- _Information provided_
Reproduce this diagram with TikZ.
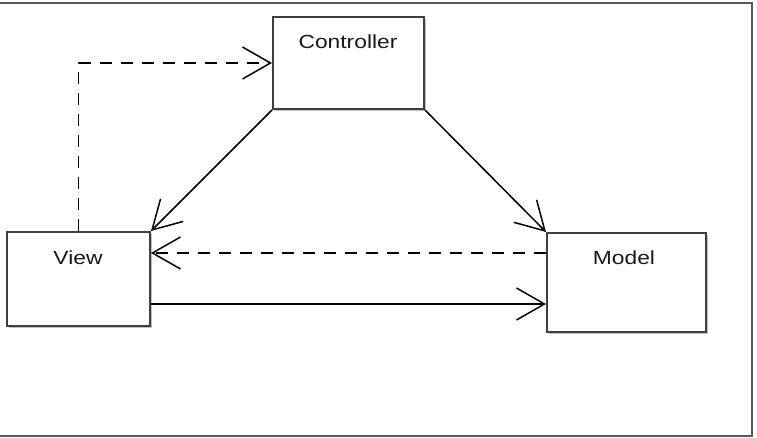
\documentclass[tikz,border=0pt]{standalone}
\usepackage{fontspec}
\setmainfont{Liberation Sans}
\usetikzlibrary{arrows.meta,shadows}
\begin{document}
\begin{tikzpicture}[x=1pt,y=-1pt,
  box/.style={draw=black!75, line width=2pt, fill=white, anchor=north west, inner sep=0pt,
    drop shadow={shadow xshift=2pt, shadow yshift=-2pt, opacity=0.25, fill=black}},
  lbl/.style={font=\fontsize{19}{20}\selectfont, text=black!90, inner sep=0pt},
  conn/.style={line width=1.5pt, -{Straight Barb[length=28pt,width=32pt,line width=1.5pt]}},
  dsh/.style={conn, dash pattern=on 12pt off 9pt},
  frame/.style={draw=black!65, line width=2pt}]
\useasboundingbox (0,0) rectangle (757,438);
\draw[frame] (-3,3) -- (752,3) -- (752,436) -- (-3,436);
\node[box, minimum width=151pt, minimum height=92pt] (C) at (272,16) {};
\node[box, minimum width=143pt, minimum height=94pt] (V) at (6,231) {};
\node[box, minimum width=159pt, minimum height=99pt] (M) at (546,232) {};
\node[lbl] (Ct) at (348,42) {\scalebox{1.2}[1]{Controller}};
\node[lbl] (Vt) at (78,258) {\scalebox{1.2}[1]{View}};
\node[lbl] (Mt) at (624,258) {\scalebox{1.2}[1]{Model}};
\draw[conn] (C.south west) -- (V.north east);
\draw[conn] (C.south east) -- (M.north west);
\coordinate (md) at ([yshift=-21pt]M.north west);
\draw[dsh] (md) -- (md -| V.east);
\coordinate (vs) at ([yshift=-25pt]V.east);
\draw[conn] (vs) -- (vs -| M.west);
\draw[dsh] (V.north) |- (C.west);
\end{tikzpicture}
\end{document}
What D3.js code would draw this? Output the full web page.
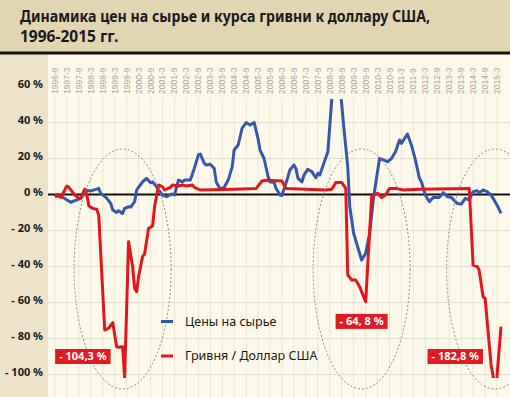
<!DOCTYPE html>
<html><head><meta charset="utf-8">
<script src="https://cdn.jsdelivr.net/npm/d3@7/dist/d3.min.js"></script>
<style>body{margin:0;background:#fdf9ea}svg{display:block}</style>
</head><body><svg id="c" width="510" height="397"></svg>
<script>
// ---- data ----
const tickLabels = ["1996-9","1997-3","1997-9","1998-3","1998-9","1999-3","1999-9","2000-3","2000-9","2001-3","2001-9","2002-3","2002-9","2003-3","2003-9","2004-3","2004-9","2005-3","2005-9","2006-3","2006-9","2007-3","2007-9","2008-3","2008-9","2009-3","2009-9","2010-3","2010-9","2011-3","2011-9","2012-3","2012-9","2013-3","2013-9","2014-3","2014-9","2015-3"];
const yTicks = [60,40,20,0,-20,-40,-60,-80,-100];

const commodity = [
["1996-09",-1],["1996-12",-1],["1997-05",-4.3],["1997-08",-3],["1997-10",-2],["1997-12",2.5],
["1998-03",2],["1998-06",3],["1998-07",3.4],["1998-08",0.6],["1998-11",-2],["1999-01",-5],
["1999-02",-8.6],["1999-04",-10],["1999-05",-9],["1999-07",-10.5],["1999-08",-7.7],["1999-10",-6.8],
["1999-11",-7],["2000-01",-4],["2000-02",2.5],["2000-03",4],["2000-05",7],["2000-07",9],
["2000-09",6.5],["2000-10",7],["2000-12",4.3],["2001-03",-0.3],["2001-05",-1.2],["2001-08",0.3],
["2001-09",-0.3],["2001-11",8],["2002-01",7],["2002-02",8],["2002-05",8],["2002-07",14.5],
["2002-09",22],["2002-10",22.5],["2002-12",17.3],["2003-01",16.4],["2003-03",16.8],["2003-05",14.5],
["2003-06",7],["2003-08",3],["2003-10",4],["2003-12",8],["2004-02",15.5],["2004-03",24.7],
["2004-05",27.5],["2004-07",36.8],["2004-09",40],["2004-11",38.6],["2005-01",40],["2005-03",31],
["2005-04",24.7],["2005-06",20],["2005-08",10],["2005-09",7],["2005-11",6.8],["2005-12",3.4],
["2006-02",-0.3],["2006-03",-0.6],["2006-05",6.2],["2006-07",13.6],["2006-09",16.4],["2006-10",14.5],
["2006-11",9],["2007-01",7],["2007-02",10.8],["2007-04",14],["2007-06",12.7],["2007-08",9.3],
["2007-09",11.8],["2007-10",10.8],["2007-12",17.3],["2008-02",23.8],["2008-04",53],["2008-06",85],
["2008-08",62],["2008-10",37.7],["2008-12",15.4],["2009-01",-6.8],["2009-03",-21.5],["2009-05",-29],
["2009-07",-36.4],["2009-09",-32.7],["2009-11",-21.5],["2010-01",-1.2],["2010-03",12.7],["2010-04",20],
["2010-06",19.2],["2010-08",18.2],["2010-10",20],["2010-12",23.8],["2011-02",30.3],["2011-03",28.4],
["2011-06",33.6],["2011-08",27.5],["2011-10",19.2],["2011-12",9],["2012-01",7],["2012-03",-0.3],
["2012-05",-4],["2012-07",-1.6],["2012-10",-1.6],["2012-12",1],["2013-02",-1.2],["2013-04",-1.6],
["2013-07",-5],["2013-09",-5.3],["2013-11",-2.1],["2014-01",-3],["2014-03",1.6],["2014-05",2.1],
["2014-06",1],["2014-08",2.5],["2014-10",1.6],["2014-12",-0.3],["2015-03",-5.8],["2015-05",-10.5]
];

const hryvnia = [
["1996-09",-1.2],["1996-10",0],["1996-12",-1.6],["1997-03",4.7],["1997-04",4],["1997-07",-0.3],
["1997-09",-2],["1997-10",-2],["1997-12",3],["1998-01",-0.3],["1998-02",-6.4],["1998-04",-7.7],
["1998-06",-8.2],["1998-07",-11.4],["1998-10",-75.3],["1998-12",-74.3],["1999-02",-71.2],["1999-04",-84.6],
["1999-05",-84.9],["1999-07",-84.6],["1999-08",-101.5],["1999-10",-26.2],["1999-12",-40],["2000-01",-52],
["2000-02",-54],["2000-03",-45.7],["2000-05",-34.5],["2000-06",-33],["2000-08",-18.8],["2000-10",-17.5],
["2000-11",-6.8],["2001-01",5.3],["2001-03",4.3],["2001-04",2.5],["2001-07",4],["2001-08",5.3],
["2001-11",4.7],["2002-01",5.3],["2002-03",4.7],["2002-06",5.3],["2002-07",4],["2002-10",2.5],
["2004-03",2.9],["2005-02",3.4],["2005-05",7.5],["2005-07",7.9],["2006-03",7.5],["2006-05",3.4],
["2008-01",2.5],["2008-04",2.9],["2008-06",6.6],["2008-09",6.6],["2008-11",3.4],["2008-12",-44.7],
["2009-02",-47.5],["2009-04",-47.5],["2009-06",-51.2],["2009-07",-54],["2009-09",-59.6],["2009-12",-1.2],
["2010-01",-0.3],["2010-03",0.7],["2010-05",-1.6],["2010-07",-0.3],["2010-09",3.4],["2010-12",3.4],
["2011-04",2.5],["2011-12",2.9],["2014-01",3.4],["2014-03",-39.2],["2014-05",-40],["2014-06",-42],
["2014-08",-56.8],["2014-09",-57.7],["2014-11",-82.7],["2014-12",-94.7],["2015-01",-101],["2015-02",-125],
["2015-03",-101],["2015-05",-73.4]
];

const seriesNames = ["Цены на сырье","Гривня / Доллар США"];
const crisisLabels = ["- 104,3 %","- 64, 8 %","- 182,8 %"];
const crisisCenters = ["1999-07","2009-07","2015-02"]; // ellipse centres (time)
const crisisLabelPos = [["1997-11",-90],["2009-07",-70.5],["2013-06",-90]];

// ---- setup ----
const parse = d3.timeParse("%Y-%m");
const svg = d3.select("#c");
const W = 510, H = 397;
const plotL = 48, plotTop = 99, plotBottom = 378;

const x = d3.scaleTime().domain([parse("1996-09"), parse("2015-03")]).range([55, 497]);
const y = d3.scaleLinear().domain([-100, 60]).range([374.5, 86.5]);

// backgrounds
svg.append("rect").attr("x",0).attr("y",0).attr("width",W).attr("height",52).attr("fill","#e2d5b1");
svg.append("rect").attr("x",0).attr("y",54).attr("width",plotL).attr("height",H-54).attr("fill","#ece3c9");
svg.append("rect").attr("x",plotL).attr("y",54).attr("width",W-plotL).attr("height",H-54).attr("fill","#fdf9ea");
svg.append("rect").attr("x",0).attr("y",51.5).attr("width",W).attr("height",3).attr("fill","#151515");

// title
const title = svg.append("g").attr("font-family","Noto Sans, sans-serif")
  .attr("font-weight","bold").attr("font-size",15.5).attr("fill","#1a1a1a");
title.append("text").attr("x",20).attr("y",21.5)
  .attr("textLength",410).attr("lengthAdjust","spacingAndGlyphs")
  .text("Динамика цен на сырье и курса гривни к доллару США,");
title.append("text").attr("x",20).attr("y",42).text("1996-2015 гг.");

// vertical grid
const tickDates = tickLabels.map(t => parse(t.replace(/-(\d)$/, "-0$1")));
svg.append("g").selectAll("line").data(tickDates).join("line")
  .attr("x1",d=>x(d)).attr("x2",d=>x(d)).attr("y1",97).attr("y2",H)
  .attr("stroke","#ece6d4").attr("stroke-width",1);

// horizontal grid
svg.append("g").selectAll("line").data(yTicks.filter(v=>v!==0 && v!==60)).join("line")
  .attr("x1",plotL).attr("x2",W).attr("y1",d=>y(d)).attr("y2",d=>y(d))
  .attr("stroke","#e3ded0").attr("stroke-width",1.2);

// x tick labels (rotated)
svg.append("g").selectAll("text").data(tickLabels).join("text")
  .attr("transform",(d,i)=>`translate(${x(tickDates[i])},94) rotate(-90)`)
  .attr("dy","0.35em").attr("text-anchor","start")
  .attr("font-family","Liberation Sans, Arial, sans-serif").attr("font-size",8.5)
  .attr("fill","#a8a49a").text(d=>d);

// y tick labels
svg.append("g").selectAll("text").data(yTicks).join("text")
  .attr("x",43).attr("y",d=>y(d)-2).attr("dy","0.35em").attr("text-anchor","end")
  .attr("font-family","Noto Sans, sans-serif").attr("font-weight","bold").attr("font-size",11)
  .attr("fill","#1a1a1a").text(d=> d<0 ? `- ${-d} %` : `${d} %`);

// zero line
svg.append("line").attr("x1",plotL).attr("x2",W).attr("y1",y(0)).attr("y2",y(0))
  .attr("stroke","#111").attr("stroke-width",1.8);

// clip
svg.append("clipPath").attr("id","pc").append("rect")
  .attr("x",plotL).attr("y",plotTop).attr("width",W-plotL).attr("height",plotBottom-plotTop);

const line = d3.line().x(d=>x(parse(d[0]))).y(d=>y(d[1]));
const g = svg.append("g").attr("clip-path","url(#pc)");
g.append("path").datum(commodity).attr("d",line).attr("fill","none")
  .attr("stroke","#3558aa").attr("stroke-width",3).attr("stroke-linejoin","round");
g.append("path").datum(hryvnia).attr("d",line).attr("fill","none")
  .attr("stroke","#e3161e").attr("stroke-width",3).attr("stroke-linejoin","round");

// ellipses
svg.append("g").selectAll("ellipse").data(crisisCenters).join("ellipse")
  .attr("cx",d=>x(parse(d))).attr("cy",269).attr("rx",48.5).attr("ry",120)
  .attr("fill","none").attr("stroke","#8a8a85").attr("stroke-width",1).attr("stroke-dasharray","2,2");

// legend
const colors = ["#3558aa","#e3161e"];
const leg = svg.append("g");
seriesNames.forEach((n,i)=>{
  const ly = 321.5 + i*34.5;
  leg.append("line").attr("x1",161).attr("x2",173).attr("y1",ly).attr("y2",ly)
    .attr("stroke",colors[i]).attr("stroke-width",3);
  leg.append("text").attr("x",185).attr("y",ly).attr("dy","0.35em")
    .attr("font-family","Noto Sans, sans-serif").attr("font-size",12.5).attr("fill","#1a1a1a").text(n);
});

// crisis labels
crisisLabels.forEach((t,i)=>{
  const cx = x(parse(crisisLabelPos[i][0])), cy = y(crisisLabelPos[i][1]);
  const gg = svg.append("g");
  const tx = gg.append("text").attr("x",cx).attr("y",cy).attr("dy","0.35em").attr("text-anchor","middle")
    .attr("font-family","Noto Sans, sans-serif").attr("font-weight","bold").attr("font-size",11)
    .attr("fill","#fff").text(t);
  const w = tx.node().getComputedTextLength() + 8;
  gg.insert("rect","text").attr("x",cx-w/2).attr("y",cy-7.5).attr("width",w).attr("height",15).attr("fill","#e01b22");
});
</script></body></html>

- _Directive_
Show the lines of the records that contain the word "this".

- _Written solution_
Reproduce this diagram with TikZ.
What D3.js code would draw this? Output the full web page.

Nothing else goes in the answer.